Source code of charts

• • • • • • •

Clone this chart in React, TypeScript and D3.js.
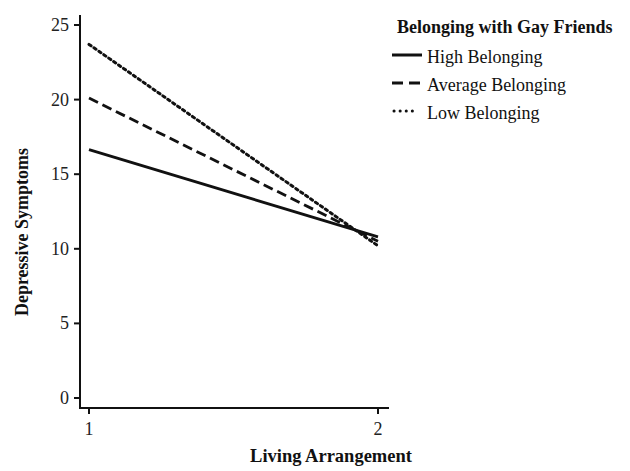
import React from "react";
import * as d3 from "d3";

const xValues = [1, 2];
const seriesNames = ["High Belonging", "Average Belonging", "Low Belonging"];
const highValues = [16.65, 10.8];
const averageValues = [20.1, 10.5];
const lowValues = [23.7, 10.2];
const yTicks = [0, 5, 10, 15, 20, 25];
const xTicks = [1, 2];
const legendTitle = "Belonging with Gay Friends";
const xTitle = "Living Arrangement";
const yTitle = "Depressive Symptoms";

const dashes = ["none", "10,5", "2.5,3.5"];

export default function App() {
  const W = 630, H = 471;
  const x = d3.scaleLinear().domain([1, 2]).range([89, 378]);
  const y = d3.scaleLinear().domain([0, 25]).range([398, 25]);
  const line = d3.line<number>().x((_, i) => x(xValues[i])).y((d) => y(d));
  const series = [highValues, averageValues, lowValues];
  const font = "'Liberation Serif', 'Times New Roman', serif";
  return (
    <svg width={W} height={H} style={{ position: "absolute", left: 0, top: 0, background: "#fff" }} fontFamily={font}>
      {/* axes */}
      <line x1={80} x2={80} y1={15} y2={409} stroke="#111" strokeWidth={2} />
      <line x1={79} x2={389} y1={408} y2={408} stroke="#111" strokeWidth={2} />
      {yTicks.map((t) => (
        <g key={t}>
          <line x1={74} x2={80} y1={y(t)} y2={y(t)} stroke="#111" strokeWidth={2} />
          <text x={69} y={y(t) + 6} textAnchor="end" fontSize={18} fill="#222">{t}</text>
        </g>
      ))}
      {xTicks.map((t) => (
        <g key={t}>
          <line x1={x(t)} x2={x(t)} y1={408} y2={414} stroke="#111" strokeWidth={2} />
          <text x={x(t)} y={435} textAnchor="middle" fontSize={18} fill="#222">{t}</text>
        </g>
      ))}
      <text x={331} y={462} textAnchor="middle" fontSize={18.5} fontWeight="bold" fill="#111">{xTitle}</text>
      <text transform={`translate(28,232) rotate(-90)`} textAnchor="middle" fontSize={18} fontWeight="bold" fill="#111">{yTitle}</text>
      {series.map((s, i) => (
        <path key={i} d={line(s) || ""} fill="none" stroke="#111" strokeWidth={i === 2 ? 3 : 2.8}
          strokeDasharray={dashes[i]} strokeLinecap={i === 2 ? "round" : "butt"} />
      ))}
      {/* legend */}
      <text x={397} y={33} fontSize={18} fontWeight="bold" fill="#111">{legendTitle}</text>
      {seriesNames.map((n, i) => {
        const cy = 55 + i * 28;
        return (
          <g key={n}>
            <line x1={i === 2 ? 394 : 392} x2={i === 2 ? 416 : 422} y1={cy} y2={cy} stroke="#111" strokeWidth={3}
              strokeDasharray={i === 0 ? "none" : i === 1 ? "11,6" : "0.1,6"} strokeLinecap={i === 2 ? "round" : "butt"} />
            <text x={427} y={cy + 8} fontSize={18} fill="#111">{n}</text>
          </g>
        );
      })}
    </svg>
  );
}
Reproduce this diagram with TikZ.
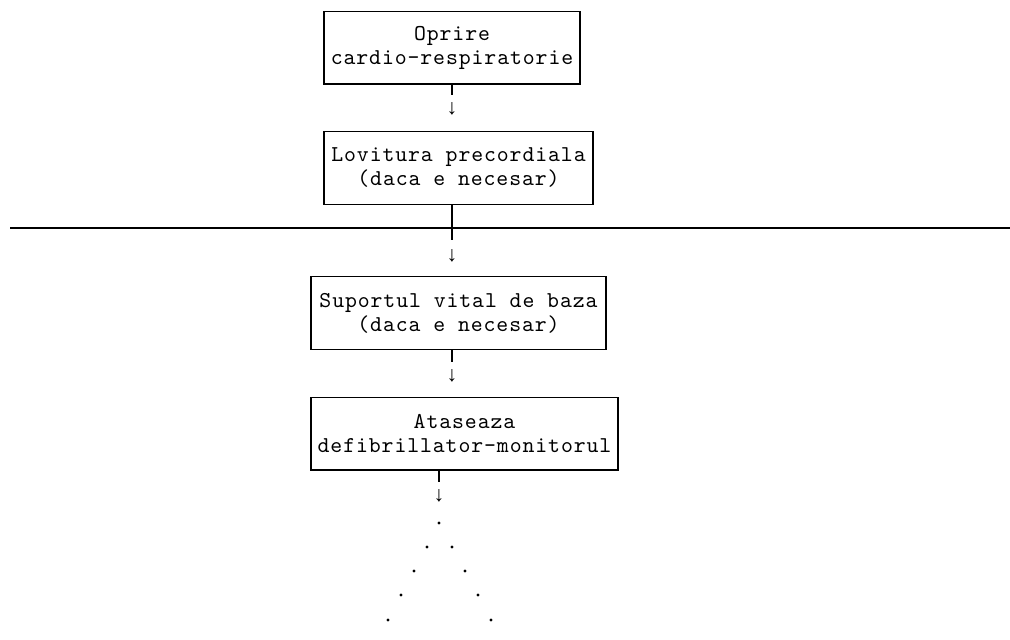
\documentclass[tikz,border=0pt]{standalone}
\usepackage{fontspec}
\newfontfamily\arrfont{Liberation Mono}
\newfontfamily\courlike[LetterSpace=4]{lmmono10-regular.otf}
\begin{document}
\begin{tikzpicture}[x=0.75pt,y=-0.75pt,
  txt/.style={font=\courlike\fontsize{17}{18}\selectfont, align=center, inner sep=0pt},
  box/.style={txt, draw, line width=1pt, minimum height=54.5pt},
  stub/.style={line width=1.2pt},
  arr/.style={font=\arrfont\fontsize{16}{18}\selectfont, inner sep=0pt},
  dot/.style={circle, fill, inner sep=0pt, minimum size=2.3pt}]
\useasboundingbox (0,0) rectangle (1010,639);
% boxes
\node[box, minimum width=192pt] (b1) at (452,47.5) {Oprire\\cardio-respiratorie};
\node[box, minimum width=201.75pt] (b2) at (458.5,168) {Lovitura precordiala\\(daca e necesar)};
\node[box, minimum width=221.25pt] (b3) at (458.5,313) {Suportul vital de baza\\(daca e necesar)};
\node[box, minimum width=230.25pt] (b4) at (464.5,433.5) {Ataseaza\\defibrillator-monitorul};
% arrows (glyphs)
\node[arr] (a1) at (452,109) {↓};
\node[arr] (a2) at (452,256) {↓};
\node[arr] (a3) at (452,376) {↓};
\node[arr] (a4) at (439,496) {↓};
% stub ends
\coordinate (s1) at (452,95);
\coordinate (s2) at (452,240);
\coordinate (s3) at (452,362);
\coordinate (s4) at (439,482);
\draw[stub] (b1.south -| s1) -- (s1);
\draw[stub] (b2.south -| s2) -- (s2);
\draw[stub] (b3.south -| s3) -- (s3);
\draw[stub] (b4.south -| s4) -- (s4);
% horizontal separator
\coordinate (hl) at (10,228);
\coordinate (hr) at (1010,228);
\draw[line width=1pt] (hl) -- (hr);
% dots
\node[dot] (d0) at (439,523) {};
\node[dot] (d1l) at (427,547) {};
\node[dot] (d1r) at (452,547) {};
\node[dot] (d2l) at (414,571) {};
\node[dot] (d2r) at (465,571) {};
\node[dot] (d3l) at (401,595) {};
\node[dot] (d3r) at (478,595) {};
\node[dot] (d4l) at (388,620) {};
\node[dot] (d4r) at (491,620) {};
\end{tikzpicture}
\end{document}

• • • • • • •

**What is required**
Extract the full listing exactly, with the pictures left out.

**Output of the task**
Clone this chart in React, TypeScript and D3.js.
import React from "react";
import * as d3 from "d3";

const xValues = [1, 2];
const seriesNames = ["High Belonging", "Average Belonging", "Low Belonging"];
const highValues = [16.65, 10.8];
const averageValues = [20.1, 10.5];
const lowValues = [23.7, 10.2];
const yTicks = [0, 5, 10, 15, 20, 25];
const xTicks = [1, 2];
const legendTitle = "Belonging with Gay Friends";
const xTitle = "Living Arrangement";
const yTitle = "Depressive Symptoms";

const dashes = ["none", "10,5", "2.5,3.5"];

export default function App() {
  const W = 630, H = 471;
  const x = d3.scaleLinear().domain([1, 2]).range([89, 378]);
  const y = d3.scaleLinear().domain([0, 25]).range([398, 25]);
  const line = d3.line<number>().x((_, i) => x(xValues[i])).y((d) => y(d));
  const series = [highValues, averageValues, lowValues];
  const font = "'Liberation Serif', 'Times New Roman', serif";
  return (
    <svg width={W} height={H} style={{ position: "absolute", left: 0, top: 0, background: "#fff" }} fontFamily={font}>
      {/* axes */}
      <line x1={80} x2={80} y1={15} y2={409} stroke="#111" strokeWidth={2} />
      <line x1={79} x2={389} y1={408} y2={408} stroke="#111" strokeWidth={2} />
      {yTicks.map((t) => (
        <g key={t}>
          <line x1={74} x2={80} y1={y(t)} y2={y(t)} stroke="#111" strokeWidth={2} />
          <text x={69} y={y(t) + 6} textAnchor="end" fontSize={18} fill="#222">{t}</text>
        </g>
      ))}
      {xTicks.map((t) => (
        <g key={t}>
          <line x1={x(t)} x2={x(t)} y1={408} y2={414} stroke="#111" strokeWidth={2} />
          <text x={x(t)} y={435} textAnchor="middle" fontSize={18} fill="#222">{t}</text>
        </g>
      ))}
      <text x={331} y={462} textAnchor="middle" fontSize={18.5} fontWeight="bold" fill="#111">{xTitle}</text>
      <text transform={`translate(28,232) rotate(-90)`} textAnchor="middle" fontSize={18} fontWeight="bold" fill="#111">{yTitle}</text>
      {series.map((s, i) => (
        <path key={i} d={line(s) || ""} fill="none" stroke="#111" strokeWidth={i === 2 ? 3 : 2.8}
          strokeDasharray={dashes[i]} strokeLinecap={i === 2 ? "round" : "butt"} />
      ))}
      {/* legend */}
      <text x={397} y={33} fontSize={18} fontWeight="bold" fill="#111">{legendTitle}</text>
      {seriesNames.map((n, i) => {
        const cy = 55 + i * 28;
        return (
          <g key={n}>
            <line x1={i === 2 ? 394 : 392} x2={i === 2 ? 416 : 422} y1={cy} y2={cy} stroke="#111" strokeWidth={3}
              strokeDasharray={i === 0 ? "none" : i === 1 ? "11,6" : "0.1,6"} strokeLinecap={i === 2 ? "round" : "butt"} />
            <text x={427} y={cy + 8} fontSize={18} fill="#111">{n}</text>
          </g>
        );
      })}
    </svg>
  );
}
Reproduce this diagram with TikZ.
\documentclass[tikz,border=0pt]{standalone}
\usepackage{fontspec}
\newfontfamily\arrfont{Liberation Mono}
\newfontfamily\courlike[LetterSpace=4]{lmmono10-regular.otf}
\begin{document}
\begin{tikzpicture}[x=0.75pt,y=-0.75pt,
  txt/.style={font=\courlike\fontsize{17}{18}\selectfont, align=center, inner sep=0pt},
  box/.style={txt, draw, line width=1pt, minimum height=54.5pt},
  stub/.style={line width=1.2pt},
  arr/.style={font=\arrfont\fontsize{16}{18}\selectfont, inner sep=0pt},
  dot/.style={circle, fill, inner sep=0pt, minimum size=2.3pt}]
\useasboundingbox (0,0) rectangle (1010,639);
% boxes
\node[box, minimum width=192pt] (b1) at (452,47.5) {Oprire\\cardio-respiratorie};
\node[box, minimum width=201.75pt] (b2) at (458.5,168) {Lovitura precordiala\\(daca e necesar)};
\node[box, minimum width=221.25pt] (b3) at (458.5,313) {Suportul vital de baza\\(daca e necesar)};
\node[box, minimum width=230.25pt] (b4) at (464.5,433.5) {Ataseaza\\defibrillator-monitorul};
% arrows (glyphs)
\node[arr] (a1) at (452,109) {↓};
\node[arr] (a2) at (452,256) {↓};
\node[arr] (a3) at (452,376) {↓};
\node[arr] (a4) at (439,496) {↓};
% stub ends
\coordinate (s1) at (452,95);
\coordinate (s2) at (452,240);
\coordinate (s3) at (452,362);
\coordinate (s4) at (439,482);
\draw[stub] (b1.south -| s1) -- (s1);
\draw[stub] (b2.south -| s2) -- (s2);
\draw[stub] (b3.south -| s3) -- (s3);
\draw[stub] (b4.south -| s4) -- (s4);
% horizontal separator
\coordinate (hl) at (10,228);
\coordinate (hr) at (1010,228);
\draw[line width=1pt] (hl) -- (hr);
% dots
\node[dot] (d0) at (439,523) {};
\node[dot] (d1l) at (427,547) {};
\node[dot] (d1r) at (452,547) {};
\node[dot] (d2l) at (414,571) {};
\node[dot] (d2r) at (465,571) {};
\node[dot] (d3l) at (401,595) {};
\node[dot] (d3r) at (478,595) {};
\node[dot] (d4l) at (388,620) {};
\node[dot] (d4r) at (491,620) {};
\end{tikzpicture}
\end{document}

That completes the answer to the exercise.